La catarsis extrema que había supuesto tantas veces para mí hacer de ofrenda en el altar del sacrificio, por decirlo en términos hiperbólicos y hasta bíblicos, me había curado, limpiado de gaitas para siempre, y en adelante siempre me acercaría a su materia con tanta distancia detectivesca y escepticismo soberano como podía arromanar, desconfiando hasta del cristal de la lupa con que miraba.
Por lo demás, fue revivificante apartarme de esa liga (que con el tiempo sería hanseática) utilizada para cazar colorines incautos que es la política, esa bolsa donde si no tienes las ambiciones claras y el instinto asesino de un delantero centro, eres comida para piscívoros.
Y como si a algo le tenía tomada la medida era a mi pequeño ámbito laboral, tan familiar y agridulce, con sus buenos malos amigos y todo a mi disposición y tan cerca como una buena guerra civil argumental –por algo dijo Dostoievsky en El jugador, que “al hombre le agrada ver a su mejor amigo humillado ante él, en la humillación se basa principalmente la amistad; es una verdad vieja que conocen todos los hombres inteligentes”, ¿no?–, me refugié, como debe ser, en mi pequeño infierno a la medida, para pasar nuestros buenos malos ratos tanteándonos el flanco a base de risitas, juegos de palabras y sobreentendidos, y por supuesto en toda aquella libertad sitiada por la escoria del abandono a mi suerte, que me permitía (a falta de chicha, buena era la sopa… de letras) seguir ahondando en la niebla de la vida por la senda ya elegida, qué remedio, de pasarla por la piedra del papel, o ese papel a la piedra que es el ordenador, el bienhallado asistente, enfrascado ya en digerir aquellos quince años de búsquedas, o, si no podía, vomitarlo.
Y eso fue lo que hice.

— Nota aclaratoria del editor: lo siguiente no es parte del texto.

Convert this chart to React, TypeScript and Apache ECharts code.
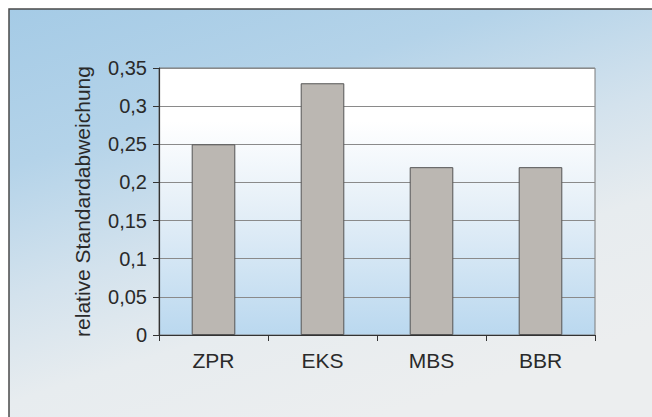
import React, { useEffect, useRef } from "react";
import * as echarts from "echarts";

const categories = ["ZPR", "EKS", "MBS", "BBR"];
const values = [0.25, 0.33, 0.22, 0.22];
const yTicks = { min: 0, max: 0.35, interval: 0.05 };
const yAxisTitle = "relative Standardabweichung";

export default function App() {
  const ref = useRef<HTMLDivElement>(null);
  useEffect(() => {
    document.body.style.margin = "0";
    const chart = echarts.init(ref.current!, null, { renderer: "svg" });
    chart.setOption({
      animation: false,
      backgroundColor: "#ffffff",
      textStyle: { fontFamily: "Liberation Sans, Arial, sans-serif" },
      graphic: [
        {
          type: "rect",
          z: -10,
          silent: true,
          shape: { x: 9, y: 9, width: 660, height: 420 },
          style: {
            fill: new echarts.graphic.LinearGradient(0, 0, 0.5, 1, [
              { offset: 0, color: "#a5cbe6" },
              { offset: 0.3, color: "#b4d3e9" },
              { offset: 0.55, color: "#d3e2ed" },
              { offset: 0.75, color: "#e7ecef" },
              { offset: 1, color: "#eceeef" },
            ]),
            stroke: "#4a4a4a",
            lineWidth: 1.5,
          },
        },
      ],
      grid: {
        left: 159,
        right: 57,
        top: 68,
        bottom: 82,
        show: true,
        borderColor: "#7a7a7a",
        borderWidth: 1,
        backgroundColor: new echarts.graphic.LinearGradient(0, 0, 0, 1, [
          { offset: 0, color: "#ffffff" },
          { offset: 0.2, color: "#ffffff" },
          { offset: 0.55, color: "#e3eef7" },
          { offset: 1, color: "#bad8ef" },
        ]),
      },
      xAxis: {
        type: "category",
        data: categories,
        boundaryGap: true,
        axisLine: { lineStyle: { color: "#333", width: 1.2 } },
        axisTick: { show: true, length: 6, alignWithLabel: false, lineStyle: { color: "#333" } },
        axisLabel: { color: "#2a2a2a", fontSize: 21, margin: 15 },
      },
      yAxis: {
        type: "value",
        min: yTicks.min,
        max: yTicks.max,
        interval: yTicks.interval,
        name: yAxisTitle,
        nameLocation: "middle",
        nameRotate: 90,
        nameGap: 66,
        nameTextStyle: { color: "#2a2a2a", fontSize: 21 },
        axisLine: { show: true, lineStyle: { color: "#333", width: 1.2 } },
        axisTick: { show: true, length: 6, lineStyle: { color: "#333" } },
        axisLabel: {
          color: "#2a2a2a",
          fontSize: 20,
          margin: 12,
          formatter: (v: number) => String(Math.round(v * 100) / 100).replace(".", ","),
        },
        splitLine: { show: true, lineStyle: { color: "#8a8a8a", width: 1 } },
      },
      series: [
        {
          type: "bar",
          data: values,
          barWidth: "40%",
          itemStyle: { color: "#bbb7b2", borderColor: "#555555", borderWidth: 1 },
        },
      ],
    });
    return () => chart.dispose();
  }, []);
  return <div ref={ref} style={{ width: 652, height: 417 }} />;
}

Meterme los dedos para descomerme de aquellos dos lustros entre el rojo y la nada. Y cuando alguna vomitona que sacaba a relucir desde la entraña el excremento de aquel largo pasaje grouchodantesco, que me había tocado visitar en sus tres estadios del más allá, vi que era bien calificada y festejada, vi también que al fin había hallado la forma de sublimarlo todo sin pasiones baratas como el odio o el rencor, el enfrentamiento inaplazable o la tristeza.
Y entendí que por fin podía pasar definitivamente página a una época pasada por la piedra de la política como el aglutinante, engrudo moral, guillotina y medio de expresión que creo que fue el de buena parte de una generación desde su eclosión hasta que su detritus consiguió repelernos a algunos y rebozar a otros hasta el cuello. Una época que, al margen del grupo de pertenencia en que cada uno se sienta, parece innegable que por habernos pillado con todo más o menos en su sitio, sería, más que una putada, la puta de cuyas purgaciones recordaría siempre como la vida misma.